►

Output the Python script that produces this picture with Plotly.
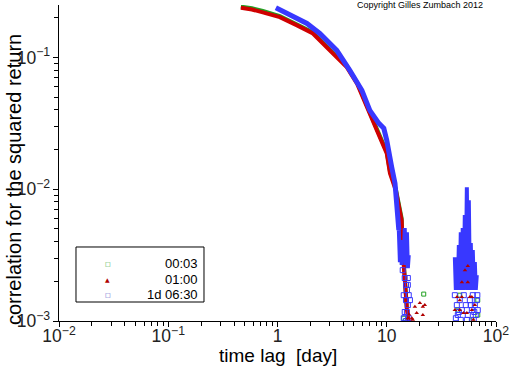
import math
import plotly.graph_objects as go

# ---------------- data ----------------
# series "01:00" (red triangles) - main decaying curve
red_x = [0.462, 0.583, 0.734, 1.05, 1.51, 2.11, 3.01, 4.32, 5.33, 6.31, 8.11, 10.0,
         10.7, 12.1, 12.9, 13.7, 14.0, 14.6, 15.3, 15.9]
red_y = [0.238, 0.231, 0.220, 0.202, 0.175, 0.152, 0.113, 0.084, 0.0636, 0.0449, 0.0280,
         0.0187, 0.0132, 0.0098, 0.0076, 0.0058, 0.00345, 0.00205, 0.00121, 0.00100]
# red scattered points beyond the main curve
red_tail_x = [15.6, 16.0, 17.0, 17.3, 18.1, 18.8, 20.1, 21.4, 22.3, 21.4,
              42.0, 44.0, 46.6, 46.6, 48.7, 48.7, 50.5, 52.0, 54.1, 55.2, 55.2,
              57.6, 60.1, 60.1, 62.0, 64.0]
red_tail_y = [0.00105, 0.00112, 0.00105, 0.00102, 0.00128, 0.00115, 0.00137, 0.00128, 0.00132, 0.00111,
              0.00121, 0.00152, 0.00144, 0.00121, 0.00152, 0.00197, 0.00115, 0.00243, 0.00115, 0.00197, 0.00262,
              0.00152, 0.00152, 0.00121, 0.00102, 0.00132]

# series "00:03" (green squares) - mostly hidden under the others
green_x = [0.462, 0.583, 0.734, 1.05, 1.51, 2.11, 3.01, 4.32, 5.33, 6.31, 8.11, 10.0,
           10.7, 12.1, 12.9, 13.7, 14.0, 14.6, 15.3]
green_y = [0.243, 0.236, 0.225, 0.206, 0.178, 0.155, 0.115, 0.086, 0.0650, 0.0460, 0.0287,
           0.0192, 0.0136, 0.0101, 0.0078, 0.0060, 0.00355, 0.00212, 0.00125]
green_tail_x = [14.3, 15.0, 21.8, 44.7, 46.6, 44.7, 48.7, 60.1, 64.0, 68.1, 68.1]
green_tail_y = [0.00105, 0.00144, 0.00160, 0.00205, 0.00157, 0.00121, 0.00260, 0.00102, 0.00188, 0.00144, 0.00111]

# series "1d 06:30" (blue squares) - main decaying curve
blue_x = [0.966, 1.30, 1.86, 2.44, 3.49, 4.59, 5.92, 7.00, 8.47, 9.40, 10.0, 11.1,
          11.9, 12.4, 12.9]
blue_y = [0.238, 0.208, 0.181, 0.152, 0.113, 0.0797, 0.0562, 0.0397, 0.0316, 0.0290,
          0.0235, 0.0147, 0.0111, 0.00731, 0.00489]
# blue noisy band around 13-16 days
blue_n1_x = [12.9, 13.2, 13.5, 13.7, 14.0, 14.3, 14.6, 15.0, 15.3, 15.6, 15.9]
blue_n1_y = [0.00489, 0.00280, 0.00411, 0.00266, 0.00377, 0.00280, 0.00507, 0.00266,
             0.00472, 0.00252, 0.00316]
# blue noisy band around 42-67 days
blue_n2_x = [42.0, 42.9, 43.8, 44.7, 45.7, 46.6, 47.6, 48.7, 49.6, 50.7, 51.8, 52.9,
             54.1, 55.2, 56.4, 57.6, 58.8, 60.1, 61.3, 62.6, 64.0, 65.3, 66.7]
blue_n2_y = [0.00305, 0.00172, 0.00266, 0.00172, 0.00377, 0.00172, 0.00472, 0.00188,
             0.00507, 0.00172, 0.00636, 0.00188, 0.01035, 0.00172, 0.00826, 0.00188,
             0.00390, 0.00172, 0.00345, 0.00188, 0.00280, 0.00172, 0.00223]
# blue isolated squares near the bottom
blue_pts_x = [14.0, 14.6, 15.0, 15.3, 15.6, 15.9, 14.3, 15.0, 15.6, 14.6, 15.3, 15.9, 14.3,
              15.0, 15.6, 16.3,
              42.0, 43.8, 44.7, 46.6, 47.6, 48.7, 50.7, 52.9, 55.2, 57.6, 60.1, 61.3,
              62.6, 64.0, 65.3, 66.7, 68.1, 42.9, 45.7, 54.1, 58.8, 63.3, 67.5]
blue_pts_y = [0.00243, 0.00212, 0.00188, 0.00172, 0.00212, 0.00157, 0.00157, 0.00144, 0.00132,
              0.00117, 0.00117, 0.00105, 0.00105, 0.00100, 0.00188, 0.00144,
              0.00157, 0.00132, 0.00111, 0.00144, 0.00102, 0.00121, 0.00157, 0.00132,
              0.00111, 0.00144, 0.00121, 0.00157, 0.00102, 0.00132, 0.00111, 0.00144,
              0.00121, 0.00105, 0.00117, 0.00102, 0.00132, 0.00117, 0.00157]

series_names = ["00:03", "01:00", "1d 06:30"]

# ---------------- styling ----------------
GREEN = "#22a022"
RED = "#d00000"
DRED = "#b00000"
BLUE = "#3838ff"
FONT = "Liberation Sans, Arial, sans-serif"

fig = go.Figure()

# green (bottom layer)
fig.add_trace(go.Scatter(x=green_x, y=green_y, mode="lines",
                         line=dict(color=GREEN, width=4), showlegend=False))
fig.add_trace(go.Scatter(x=green_tail_x, y=green_tail_y, mode="markers",
                         marker=dict(symbol="square-open", size=4, color=GREEN,
                                     line=dict(width=1, color=GREEN)),
                         showlegend=False))
# red
fig.add_trace(go.Scatter(x=red_x, y=red_y, mode="lines",
                         line=dict(color=RED, width=4), showlegend=False))
# blue
fig.add_trace(go.Scatter(x=blue_x, y=blue_y, mode="lines",
                         line=dict(color=BLUE, width=5), showlegend=False))
fig.add_trace(go.Scatter(x=blue_n1_x, y=blue_n1_y, mode="lines",
                         line=dict(color=BLUE, width=4), showlegend=False))
fig.add_trace(go.Scatter(x=blue_n2_x, y=blue_n2_y, mode="lines",
                         line=dict(color=BLUE, width=4), showlegend=False))
fig.add_trace(go.Scatter(x=blue_pts_x, y=blue_pts_y, mode="markers",
                         marker=dict(symbol="square-open", size=5, color=BLUE,
                                     line=dict(width=1, color=BLUE)),
                         showlegend=False))
# red scattered triangles on top
fig.add_trace(go.Scatter(x=red_tail_x, y=red_tail_y, mode="markers",
                         marker=dict(symbol="triangle-up", size=4, color=DRED),
                         showlegend=False))

axis_common = dict(
    type="log", dtick=1, exponentformat="power", showgrid=False, zeroline=False,
    showline=True, linecolor="black", linewidth=1, mirror=False, automargin=False,
    ticks="outside", ticklen=5, tickcolor="black", tickwidth=1,
    tickfont=dict(family=FONT, size=14, color="#222"),
    minor=dict(ticks="outside", ticklen=4, tickcolor="black", dtick="D1", showgrid=False),
)

fig.update_layout(
    width=512, height=366,
    margin=dict(l=59, r=16, t=5, b=45),
    paper_bgcolor="white", plot_bgcolor="white",
    font=dict(family=FONT, color="black"),
    xaxis=dict(range=[-2, 2], ticklabelstandoff=-5, **axis_common),
    yaxis=dict(range=[-3, math.log10(0.25)], **axis_common),
    showlegend=False,
)

# axis titles
fig.add_annotation(text="time lag\u00a0\u00a0[day]", xref="paper", yref="paper",
                   x=0.5, y=-0.108, showarrow=False,
                   font=dict(family=FONT, size=19, color="black"),
                   xanchor="center", yanchor="middle")
fig.add_annotation(text="correlation for the squared return", xref="paper", yref="paper",
                   x=-0.103, y=0.449, showarrow=False, textangle=-90,
                   font=dict(family=FONT, size=20, color="black"),
                   xanchor="center", yanchor="middle")
# copyright
fig.add_annotation(text="Copyright Gilles Zumbach 2012", xref="paper", yref="paper",
                   x=0.826, y=1.0, showarrow=False,
                   font=dict(family=FONT, size=9, color="black"),
                   xanchor="center", yanchor="middle")

# custom legend
fig.add_shape(type="rect", xref="paper", yref="paper",
              x0=0.0389, x1=0.3318, y0=0.0601, y1=0.2342,
              line=dict(color="black", width=1), fillcolor="white")
leg_y = [0.1835, 0.1329, 0.0854]
leg_sym = ["\u25a1", "\u25b2", "\u25a1"]
leg_col = [GREEN, DRED, "#4040c0"]
for name, yy, sym, col in zip(series_names, leg_y, leg_sym, leg_col):
    fig.add_annotation(text=sym, xref="paper", yref="paper", x=0.112, y=yy,
                       showarrow=False, xanchor="center", yanchor="middle",
                       font=dict(family="DejaVu Sans", size=6, color=col))
    fig.add_annotation(text=name, xref="paper", yref="paper", x=0.3227, y=yy,
                       showarrow=False, xanchor="right", yanchor="middle",
                       font=dict(family=FONT, size=13, color="black"))

fig.write_html("out.html", config={"displayModeBar": False},
               post_script="document.body.style.margin='0';document.body.style.padding='0';")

◄

▸ **GIVEN EXERCISE**
Begin at the first line of the data above and repeat each line exactly, stopping after the line containing "0.00152, 0.00152, 0.00121, 0.00102, 0.00132]". Omit the pictures.

▸ **OUTPUT**
Output the Python script that produces this picture with Plotly.
import math
import plotly.graph_objects as go

# ---------------- data ----------------
# series "01:00" (red triangles) - main decaying curve
red_x = [0.462, 0.583, 0.734, 1.05, 1.51, 2.11, 3.01, 4.32, 5.33, 6.31, 8.11, 10.0,
         10.7, 12.1, 12.9, 13.7, 14.0, 14.6, 15.3, 15.9]
red_y = [0.238, 0.231, 0.220, 0.202, 0.175, 0.152, 0.113, 0.084, 0.0636, 0.0449, 0.0280,
         0.0187, 0.0132, 0.0098, 0.0076, 0.0058, 0.00345, 0.00205, 0.00121, 0.00100]
# red scattered points beyond the main curve
red_tail_x = [15.6, 16.0, 17.0, 17.3, 18.1, 18.8, 20.1, 21.4, 22.3, 21.4,
              42.0, 44.0, 46.6, 46.6, 48.7, 48.7, 50.5, 52.0, 54.1, 55.2, 55.2,
              57.6, 60.1, 60.1, 62.0, 64.0]
red_tail_y = [0.00105, 0.00112, 0.00105, 0.00102, 0.00128, 0.00115, 0.00137, 0.00128, 0.00132, 0.00111,
              0.00121, 0.00152, 0.00144, 0.00121, 0.00152, 0.00197, 0.00115, 0.00243, 0.00115, 0.00197, 0.00262,
              0.00152, 0.00152, 0.00121, 0.00102, 0.00132]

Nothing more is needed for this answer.